Structural phase transition of anisotropic particles and formation of orientation-strain glass with addition of impurities
Kyohei Takae, Akira Onuki

TL;DR
This study uses molecular dynamics simulations to explore how anisotropic particles undergo structural phase transitions and form orientation-strain glass when impurities are added, revealing complex phase behaviors and disorder effects.
Contribution
It introduces a modified Lennard-Jones model for anisotropic particles and demonstrates how impurities influence phase transitions and glass formation in two-dimensional systems.
Findings
Crystallization and phase transitions observed in one-component systems.
Impurities lead to domain division and glass formation.
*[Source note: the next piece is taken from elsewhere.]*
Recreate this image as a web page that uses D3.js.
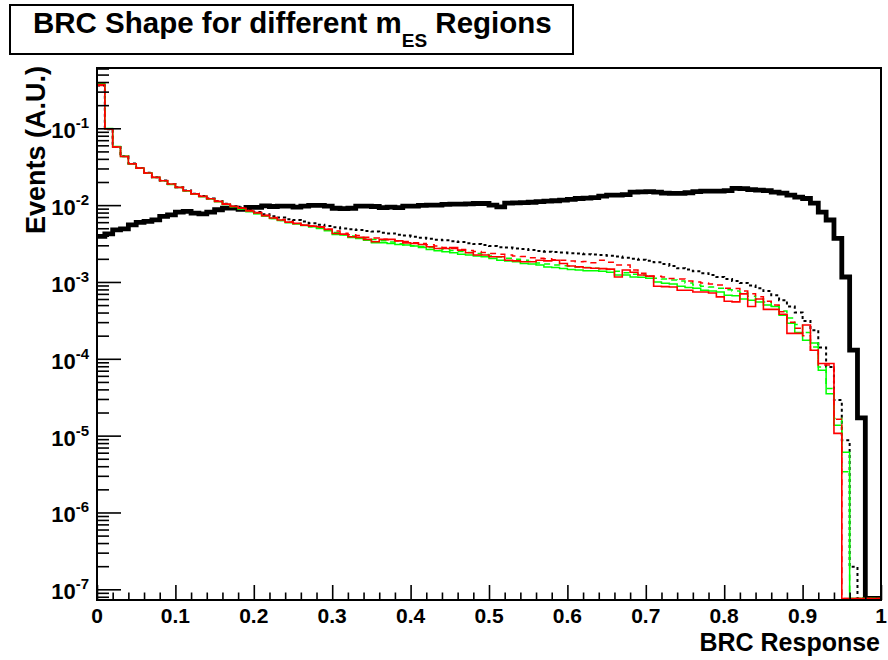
<!DOCTYPE html>
<html>
<head>
<meta charset="utf-8">
<script src="https://cdn.jsdelivr.net/npm/d3@7"></script>
<style>
  html, body { margin: 0; padding: 0; background: #fff; }
  svg { display: block; }
  text { font-family: "Liberation Sans", Arial, Helvetica, sans-serif; font-weight: bold; fill: #000; }
</style>
</head>
<body>
<svg id="chart" width="888" height="660"></svg>
<script>
// BRC response histograms, 100 bins over [0, 1]
const binLow = d3.range(100).map(i => i / 100);

const blackThick = [
  0.00391,0.00423,0.00477,0.00491,0.00554,0.00595,0.00613,0.00643,0.00713,0.00748,
  0.00811,0.0083,0.00787,0.0077,0.00811,0.0087,0.00914,0.00914,0.0088,0.00933,
  0.00933,0.0098,0.0096,0.0097,0.0097,0.0094,0.0097,0.0099,0.0099,0.0097,
  0.0091,0.009,0.0091,0.0097,0.0097,0.0096,0.0093,0.0094,0.0093,0.0097,
  0.0097,0.0099,0.01,0.01,0.0102,0.0103,0.0103,0.0104,0.0105,0.0105,
  0.01,0.0095,0.0106,0.0107,0.0108,0.0109,0.0111,0.0113,0.0114,0.0116,
  0.0119,0.0122,0.0123,0.0125,0.0131,0.0135,0.0135,0.0137,0.0148,0.0149,
  0.015,0.0148,0.0143,0.0142,0.0142,0.0145,0.015,0.0152,0.0152,0.0152,
  0.0154,0.0165,0.0164,0.0159,0.0157,0.0154,0.0148,0.0143,0.0135,0.0127,
  0.0122,0.0106,0.0081,0.0064,0.0037,0.00116,0.00013,0.000017,0,0
];

const blackDotted = [
  0.36,0.097,0.057,0.0432,0.0347,0.0305,0.0263,0.0231,0.0209,0.0189,
  0.0171,0.0155,0.0141,0.0131,0.0122,0.0113,0.0104,0.0097,0.0093,0.0087,
  0.00811,0.00763,0.00719,0.00688,0.00657,0.00638,0.0061,0.00583,0.00557,0.00533,
  0.00517,0.00498,0.00487,0.00473,0.00459,0.00452,0.00438,0.00428,0.00413,0.00401,
  0.00389,0.00377,0.00366,0.00355,0.0035,0.0034,0.0033,0.0032,0.00311,0.00302,
  0.00293,0.00284,0.0028,0.00272,0.00268,0.0026,0.00252,0.00248,0.00245,0.00241,
  0.00237,0.00234,0.0023,0.00227,0.00224,0.0022,0.00214,0.00207,0.00201,0.00195,
  0.00189,0.00181,0.00171,0.00161,0.00151,0.00145,0.00138,0.0013,0.00123,0.00116,
  0.00109,0.00103,0.00097,0.0009,0.00083,0.00076,0.00067,0.00058,0.00048,0.0004,
  0.00031,0.000236,0.00014,0.000078,0.000029,0.0000087,0.000000196,0,0,0
];

const greenSolid = [
  0.38,0.099,0.058,0.043,0.0345,0.0302,0.026,0.0229,0.0207,0.0186,
  0.0169,0.0153,0.0139,0.0129,0.012,0.0111,0.0102,0.0095,0.0089,0.0082,
  0.0077,0.0072,0.0067,0.0063,0.0059,0.00566,0.00544,0.00522,0.00497,0.00463,
  0.00416,0.00407,0.0038,0.00368,0.0035,0.00323,0.00323,0.00317,0.00308,0.00302,
  0.00293,0.00281,0.00265,0.00254,0.00247,0.0024,0.0023,0.00224,0.00217,0.00213,
  0.00202,0.00192,0.00187,0.00183,0.00174,0.00171,0.00166,0.00157,0.00154,0.0015,
  0.00145,0.00143,0.0014,0.0014,0.00138,0.00134,0.00123,0.00123,0.00116,0.00115,
  0.00112,0.001,0.00096,0.00094,0.00088,0.00085,0.00083,0.00078,0.00076,0.00074,
  0.00067,0.00066,0.0006,0.00058,0.00055,0.0005,0.00048,0.00037,0.00029,0.00022,
  0.000175,0.00016,0.000071,0.000035,0.0000137,0.0000061,0,0,0,0
];

const greenDashed = [
  0.375,0.098,0.057,0.0432,0.0345,0.0303,0.0261,0.023,0.0208,0.0187,
  0.017,0.0154,0.014,0.013,0.0121,0.0112,0.0103,0.0096,0.009,0.0083,
  0.0078,0.0072,0.0067,0.0063,0.006,0.00575,0.00549,0.00525,0.00502,0.00473,
  0.00439,0.00413,0.00395,0.00378,0.00366,0.00356,0.00345,0.0033,0.00315,0.00306,
  0.00297,0.00289,0.0028,0.00272,0.00264,0.00256,0.00249,0.00241,0.00234,0.00227,
  0.00217,0.00211,0.00204,0.00198,0.00192,0.00184,0.00176,0.00171,0.00166,0.00163,
  0.00161,0.00156,0.00154,0.00151,0.00149,0.00145,0.00138,0.00132,0.00126,0.00123,
  0.00119,0.00112,0.00109,0.00106,0.00103,0.00097,0.00091,0.00088,0.00086,0.00083,
  0.00079,0.00076,0.00072,0.00065,0.0006,0.00055,0.00049,0.00042,0.00034,0.00028,
  0.00022,0.000142,0.000078,0.000041,0.0000167,0.0000034,0,0,0,0
];

const redSolid = [
  0.37,0.098,0.057,0.043,0.0346,0.0304,0.0262,0.023,0.0208,0.0188,
  0.017,0.0154,0.014,0.013,0.0121,0.0112,0.0103,0.0096,0.0091,0.0084,
  0.0079,0.0073,0.0068,0.0064,0.006,0.00578,0.00549,0.00533,0.00522,0.00483,
  0.00428,0.00419,0.00387,0.0038,0.00358,0.00333,0.00358,0.00358,0.00343,0.00323,
  0.00317,0.00308,0.00287,0.00273,0.00273,0.00281,0.0026,0.0024,0.00224,0.00224,
  0.00213,0.00213,0.00192,0.00188,0.00183,0.00183,0.00192,0.00188,0.00192,0.00174,
  0.00161,0.00157,0.00153,0.00151,0.00149,0.00147,0.00116,0.00143,0.00134,0.00123,
  0.00119,0.00088,0.00087,0.00086,0.00078,0.00078,0.00074,0.00074,0.00072,0.00064,
  0.00056,0.00055,0.0007,0.00048,0.0006,0.00044,0.00044,0.00038,0.000214,0.000214,
  0.000275,0.000129,0.000087,0.000087,0.0000107,0,0,0,0,0
];

const redDashed = [
  0.36,0.097,0.057,0.043,0.0346,0.0303,0.0262,0.0231,0.0209,0.0189,
  0.0171,0.0155,0.0141,0.0131,0.0122,0.0113,0.0104,0.0097,0.0092,0.0085,
  0.008,0.0074,0.0069,0.0065,0.0061,0.00578,0.00549,0.00533,0.00517,0.00487,
  0.00459,0.00432,0.00413,0.00401,0.00383,0.00372,0.00361,0.00355,0.00345,0.00335,
  0.00325,0.00316,0.00306,0.00293,0.0028,0.00272,0.00264,0.00256,0.00249,0.00241,
  0.00235,0.0023,0.00224,0.00217,0.00214,0.00207,0.00204,0.00201,0.00195,0.00192,
  0.00187,0.00183,0.00184,0.00178,0.00192,0.00181,0.00166,0.00166,0.00143,0.0013,
  0.00119,0.00119,0.00116,0.00111,0.00109,0.00103,0.001,0.00097,0.00094,0.00091,
  0.00083,0.00082,0.00076,0.0007,0.00064,0.00056,0.0005,0.00041,0.0003,0.00025,
  0.0002,0.000129,0.000083,0.000083,0.0000164,0,0,0,0,0
];

const xTickLabels = ["0","0.1","0.2","0.3","0.4","0.5","0.6","0.7","0.8","0.9","1"];
const yDecadeExponents = [-1,-2,-3,-4,-5,-6,-7];

// drawing order and line styles
const series = [
  { values: blackThick,  color: "#000000", width: 4.8, dash: null },
  { values: blackDotted, color: "#000000", width: 2,   dash: "3,3" },
  { values: greenSolid,  color: "#00ff00", width: 1.5, dash: null },
  { values: greenDashed, color: "#00ff00", width: 1.5, dash: "6,5" },
  { values: redSolid,    color: "#ff0000", width: 1.6, dash: null },
  { values: redDashed,   color: "#ff0000", width: 1.5, dash: "6,5" }
];

const frame = { left: 97, right: 881, top: 68, bottom: 600 };
const svg = d3.select("#chart");

const x = d3.scaleLinear().domain([0, 1]).range([frame.left, frame.right]);
const y = d3.scaleLog().domain([7.26e-8, 0.609]).range([frame.bottom, frame.top]);

svg.append("defs").append("clipPath").attr("id", "plotClip")
  .append("rect")
  .attr("x", frame.left).attr("y", frame.top)
  .attr("width", frame.right - frame.left).attr("height", frame.bottom - frame.top + 1);

// step outline of a histogram; empty bins sit on the lower frame edge
const step = d3.line()
  .x(d => x(d[0]))
  .y(d => d[1] > 0 ? y(d[1]) : frame.bottom - 1.5)
  .curve(d3.curveStepAfter);

const plot = svg.append("g").attr("clip-path", "url(#plotClip)");
series.forEach(s => {
  const pts = binLow.map((b, i) => [b, s.values[i]]);
  pts.push([1, s.values[s.values.length - 1]]);
  plot.append("path")
    .attr("d", step(pts))
    .attr("fill", "none")
    .attr("stroke", s.color)
    .attr("stroke-width", s.width)
    .attr("stroke-dasharray", s.dash)
    .attr("stroke-linejoin", "miter");
});

// y axis: log ticks pointing into the frame
const yMajor = yDecadeExponents.map(e => Math.pow(10, e));
const yMinor = [];
for (let e = -8; e <= -1; e++) {
  for (let m = 2; m <= 9; m++) {
    const v = m * Math.pow(10, e);
    if (v >= y.domain()[0] && v <= y.domain()[1]) yMinor.push(v);
  }
}
function tickAxis(gen, size, values, tx, ty) {
  const g = svg.append("g").attr("transform", `translate(${tx},${ty})`)
    .call(gen.tickValues(values).tickSize(size).tickFormat(""));
  g.select(".domain").remove();
  g.selectAll(".tick line").attr("stroke", "#000").attr("stroke-width", 1.6);
  return g;
}
tickAxis(d3.axisLeft(y), -24, yMajor, frame.left, 0);
tickAxis(d3.axisLeft(y), -12, yMinor, frame.left, 0);

// x axis ticks
const xMajor = xTickLabels.map(Number);
const xMinor = d3.range(0, 50).map(i => i * 0.02).filter(v => Math.abs(v * 10 - Math.round(v * 10)) > 1e-6);
tickAxis(d3.axisBottom(x), -15, xMajor, 0, frame.bottom);
tickAxis(d3.axisBottom(x), -7.5, xMinor, 0, frame.bottom);

// frame
svg.append("rect")
  .attr("x", frame.left).attr("y", frame.top)
  .attr("width", frame.right - frame.left).attr("height", frame.bottom - frame.top)
  .attr("fill", "none").attr("stroke", "#000").attr("stroke-width", 2);

// y tick labels 10^k
yDecadeExponents.forEach(e => {
  const t = svg.append("text")
    .attr("x", 89).attr("y", y(Math.pow(10, e)) + 10)
    .attr("text-anchor", "end");
  t.append("tspan").attr("font-size", 22).text("10");
  t.append("tspan").attr("font-size", 15).attr("dy", -10).text(String(e));
});

// x tick labels
xTickLabels.forEach(lbl => {
  svg.append("text")
    .attr("x", x(Number(lbl))).attr("y", 623)
    .attr("text-anchor", "middle")
    .attr("font-size", 21)
    .text(lbl);
});

// axis titles
svg.append("text")
  .attr("x", frame.right - 1).attr("y", 651)
  .attr("text-anchor", "end")
  .attr("font-size", 25)
  .text("BRC Response");

svg.append("text")
  .attr("transform", "translate(45,66) rotate(-90)")
  .attr("text-anchor", "end")
  .attr("font-size", 27)
  .text("Events (A.U.)");

// title box
svg.append("rect")
  .attr("x", 10).attr("y", 5).attr("width", 563).attr("height", 49)
  .attr("fill", "#fff").attr("stroke", "#000").attr("stroke-width", 2);

const title = svg.append("text").attr("x", 33).attr("y", 33).attr("font-size", 29.5);
title.append("tspan").text("BRC Shape for different m");
title.append("tspan").attr("font-size", 19).attr("dy", 14).text("ES");
title.append("tspan").attr("dy", -14).text(" Regions");
</script>
</body>
</html>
Increasing impurity size enhances disorder and translational disruption.
Abstract
Using a modified Lennard-Jones model for anisotropic particles, we present results of molecular dynamics simulation in two dimensions. In one-component systems, we find crystallization, a Berezinskii-Kosterlitz-Thouless phase, and a structural phase transition, as the temperatures is lowered. In the lowest temperature range, the crystal is composed of three martensitic variants on a hexagonal lattice, exhibiting the shape memory effect. With addition of larger spherical particles (impurities), these domains are finely divided, yielding glass with slow time evolution. With increasing the impurity size, the structural or translational disorder is also proliferated.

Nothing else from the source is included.